-- Start of Source material --

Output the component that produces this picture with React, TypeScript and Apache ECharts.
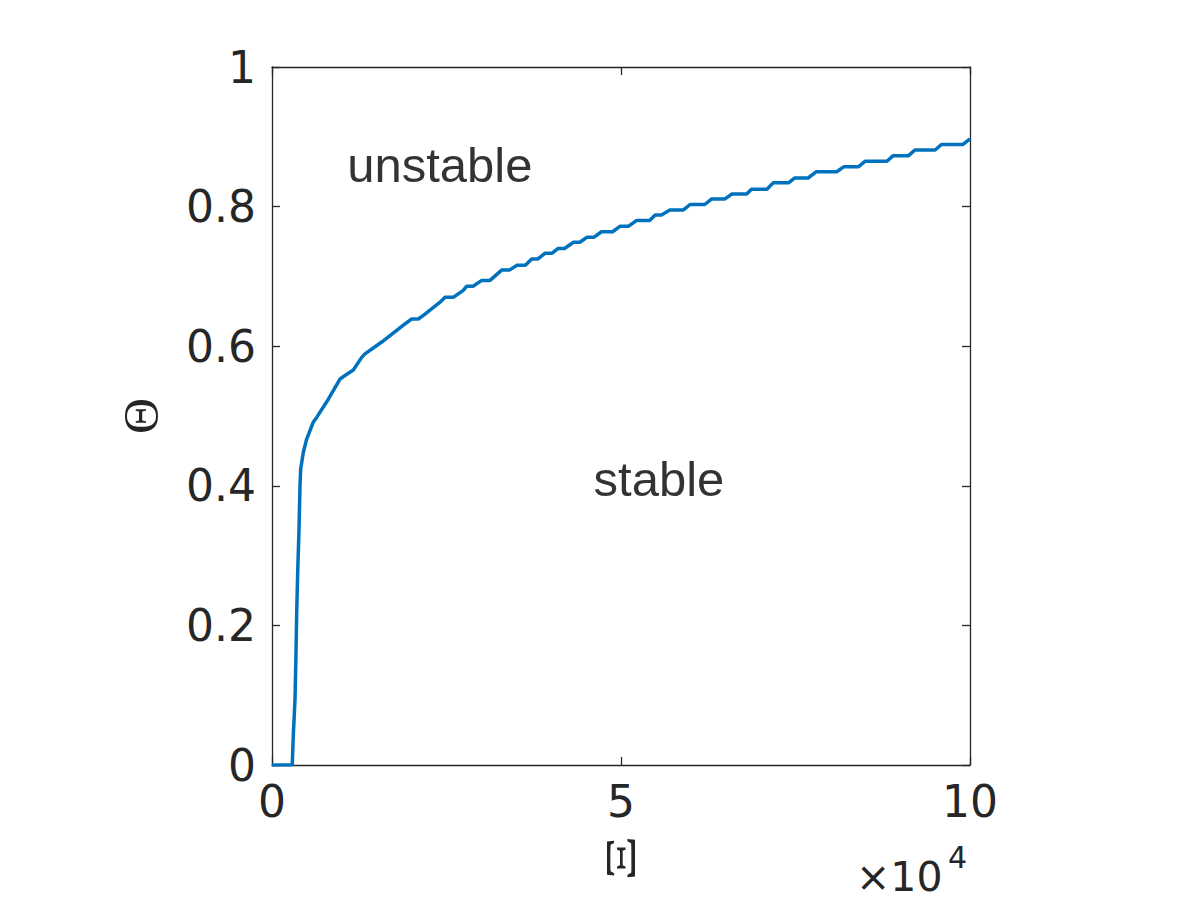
import React, { useEffect, useRef } from "react";
import * as echarts from "echarts";

// Boundary curve: Xi (raw units) vs Theta
const xiValues = [
  0, 2900, 3050, 3300, 3440, 3540, 3680, 3870, 4010, 4110, 4490, 4970, 5900, 6400,
  8070, 9740, 10460, 11650, 12850, 13320, 15720, 19050, 20010, 20960, 21920, 24070,
  24790, 25970, 27400, 27900, 28800, 30000, 31200, 32900, 34000, 35100, 36300, 37200,
  38100, 39100, 40100, 41000, 41900, 43200, 44100, 45100, 46100, 47200, 48800, 49900,
  51100, 52200, 54100, 54900, 55800, 57000, 58900, 59900, 62000, 63000, 64900, 65900,
  68000, 68700, 70900, 71800, 74000, 74900, 76800, 78000, 80900, 81900, 84000, 85000,
  88100, 89000, 91200, 92100, 95000, 95900, 99000, 100000,
];
const thetaValues = [
  0, 0, 0.042, 0.095, 0.162, 0.219, 0.276, 0.338, 0.4, 0.424, 0.448, 0.467, 0.491, 0.498,
  0.524, 0.553, 0.558, 0.566, 0.584, 0.589, 0.606, 0.632, 0.639, 0.639, 0.646, 0.663,
  0.67, 0.67, 0.68, 0.686, 0.686, 0.694, 0.694, 0.709, 0.709, 0.716, 0.716, 0.725,
  0.725, 0.733, 0.733, 0.74, 0.74, 0.749, 0.749, 0.756, 0.756, 0.764, 0.764, 0.772,
  0.772, 0.78, 0.78, 0.788, 0.788, 0.795, 0.795, 0.803, 0.803, 0.811, 0.811, 0.818,
  0.818, 0.825, 0.825, 0.834, 0.834, 0.841, 0.841, 0.85, 0.85, 0.857, 0.857, 0.865,
  0.865, 0.873, 0.873, 0.881, 0.881, 0.889, 0.889, 0.897,
];

// Region annotations (data coordinates)
const regionLabels = ["unstable", "stable"];
const regionXi = [10700, 46000];
const regionTheta = [0.86, 0.41];

const xMin = 0;
const xMax = 100000;
const xInterval = 50000;
const xScale = 10000;
const yMin = 0;
const yMax = 1;
const yInterval = 0.2;

const AX = "#262626";

export default function App() {
  const ref = useRef<HTMLDivElement>(null);
  useEffect(() => {
    if (!ref.current) return;
    const chart = echarts.init(ref.current, undefined, { renderer: "svg" });
    const lineStyle = { color: AX, width: 1.3 };
    const tickFont = { fontSize: 44, fontFamily: "DejaVu Sans", color: AX };
    const data = xiValues.map((x, i) => [x, thetaValues[i]]);
    const axisBase = (min: number, max: number, interval: number, position: string, labels: any) => ({
      type: "value", min, max, interval, position,
      axisLine: { show: true, onZero: false, lineStyle },
      axisTick: { show: true, inside: true, length: 8, lineStyle },
      axisLabel: labels,
      splitLine: { show: false },
    });
    const option: any = {
      animation: false,
      backgroundColor: "#ffffff",
      grid: { left: 272, top: 67, width: 698, height: 698 },
      xAxis: [
        axisBase(xMin, xMax, xInterval, "bottom", { ...tickFont, margin: 14, formatter: (v: number) => String(v / xScale) }),
        axisBase(xMin, xMax, xInterval, "top", { show: false }),
      ],
      yAxis: [
        axisBase(yMin, yMax, yInterval, "left", { ...tickFont, margin: 16 }),
        axisBase(yMin, yMax, yInterval, "right", { show: false }),
      ],
      series: [
        {
          type: "line", data, symbol: "none", showSymbol: false,
          lineStyle: { color: "#0072BD", width: 3.5 },
          xAxisIndex: 0, yAxisIndex: 0, z: 1,
        },
        {
          type: "scatter",
          xAxisIndex: 0, yAxisIndex: 0,
          symbolSize: 1,
          itemStyle: { color: "rgba(0,0,0,0)" },
          data: regionLabels.map((name, i) => ({ name, value: [regionXi[i], regionTheta[i]] })),
          label: {
            show: true, position: "right", distance: 0,
            formatter: (p: any) => p.name,
            fontSize: 49, fontFamily: "Liberation Sans", color: "#000000",
          },
        },
      ],
      graphic: [
        {
          type: "text", x: 141, y: 416, rotation: Math.PI / 2,
          style: { text: "Θ", fontSize: 50, fontFamily: "Liberation Serif", fill: AX, align: "center", verticalAlign: "middle" },
        },
        {
          type: "text", x: 621, y: 858, rotation: Math.PI / 2, scaleX: 1.7,
          style: { text: "Ξ", fontSize: 42, fontFamily: "Liberation Serif", fill: AX, align: "center", verticalAlign: "middle" },
        },
        {
          type: "text", x: 856, y: 877,
          style: { text: "×10", fontSize: 41, lineHeight: 41, fontFamily: "DejaVu Sans", fill: AX, align: "left", verticalAlign: "middle" },
        },
        {
          type: "text", x: 948, y: 857,
          style: { text: "4", fontSize: 30, lineHeight: 30, fontFamily: "DejaVu Sans", fill: AX, align: "left", verticalAlign: "middle" },
        },
      ],
    };
    chart.setOption(option);
    return () => chart.dispose();
  }, []);
  return <div ref={ref} style={{ position: "absolute", left: 0, top: 0, width: 1200, height: 900 }} />;
}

-- End of Source material --

The problem -
Copy nothing but the lines from the top of the material through the line holding "import * as", exactly as written; omit pictures.

Full solution -
Output the component that produces this picture with React, TypeScript and Apache ECharts.
import React, { useEffect, useRef } from "react";
import * as echarts from "echarts";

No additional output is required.